Today was profound and completely unexpected; it was a bonus.  I left our little impromptu worship service singing in my heart.  And during COVID I have had the gift of worship, repeatedly.  Our family has only spent extended amounts of time with our Bozeman relative in the last 4 months.  In those times together God has been present in our conversations; which have never been so intense, spiritually uplifting or purposeful.  Physically distanced walks, for no more than an hour or so, with my sisters in Christ have been honest, raw, hopeful and tearful encouragements in this season.  Kit and I have stood along a fence, physically away from our dear friends, and had edifying discussions about justice and God’s nature; spending really only mere moments but building bonds which have begun here and will carry on into eternity.  Each of these times have been encouraging for me while also being glorifying to God.  “As iron sharpens iron, so one man sharpens another.”  Proverbs 27:17.  Without God in us, we grate on each other, and with God we become better and different through interactions with each other.  With God we can “teach and admonish one another in all wisdom, singing psalms and hymns and spiritual songs, with thankfulness in our hearts to God.” (Colossians 3:16)


 
I miss gathering with our dear church family.  My life and our family’s community has been built around meeting together with them for the last 12 years.  In this season of separation God has not allowed me to be without community and He has not allowed adversity without giving clear access to more of Him.  Today was complete evidence of that.  In a place where I could feel completely alone and displaced I felt at home, and deeply connected to God through a stranger with whom I spent just under 10 minutes.  God offers me (and you) His presence, through His Spirit; and by His holiness I am continually growing and changing.  I do not need the way things have always been, I just need the way He has always been:  Faithful.

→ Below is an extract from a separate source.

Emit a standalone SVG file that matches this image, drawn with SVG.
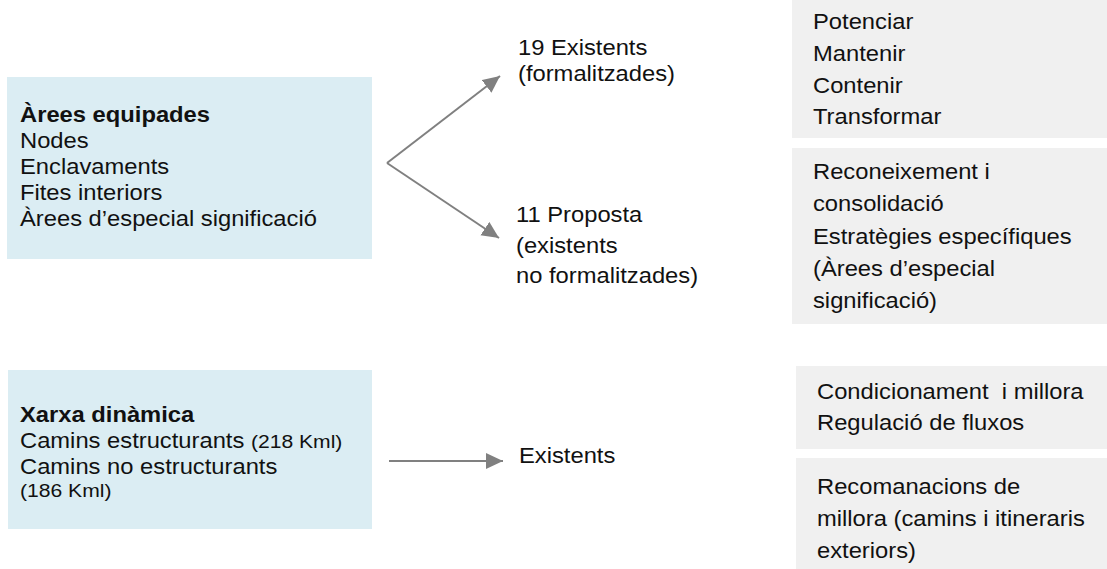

Paul wrote, “I have learned in whatever situation I am to be content.  I know how to be brought low, and I know how to abound.  In any and every circumstance, I have learned the secret of facing plenty and hunger, abundance and need.  I can do all things through Him who strengthens me.”  Phillipians 4:11-13  I pray that you are being ministered to during this time of disruption from “the way it has always been”.  I pray you are ministering to others from the wellspring that comes from spending time with God.  I pray that you can be in a city, 2000 miles away from home and the comfort you are most familiar with, and feel completely at home and content while visiting with a stranger, who challenges you.  I pray that if you are holding tightly to the routines you are accustomed to and hoping for them to return, you will let go, and relax fully into the place God is calling you; even if it is different.  I am convinced that NOTHING can separate you or me from Him.  God will never change. He will not allow us to remain unchanged. 

Will it ever be the same again?  Nope.  But God will always be as He has always been:  Faithful.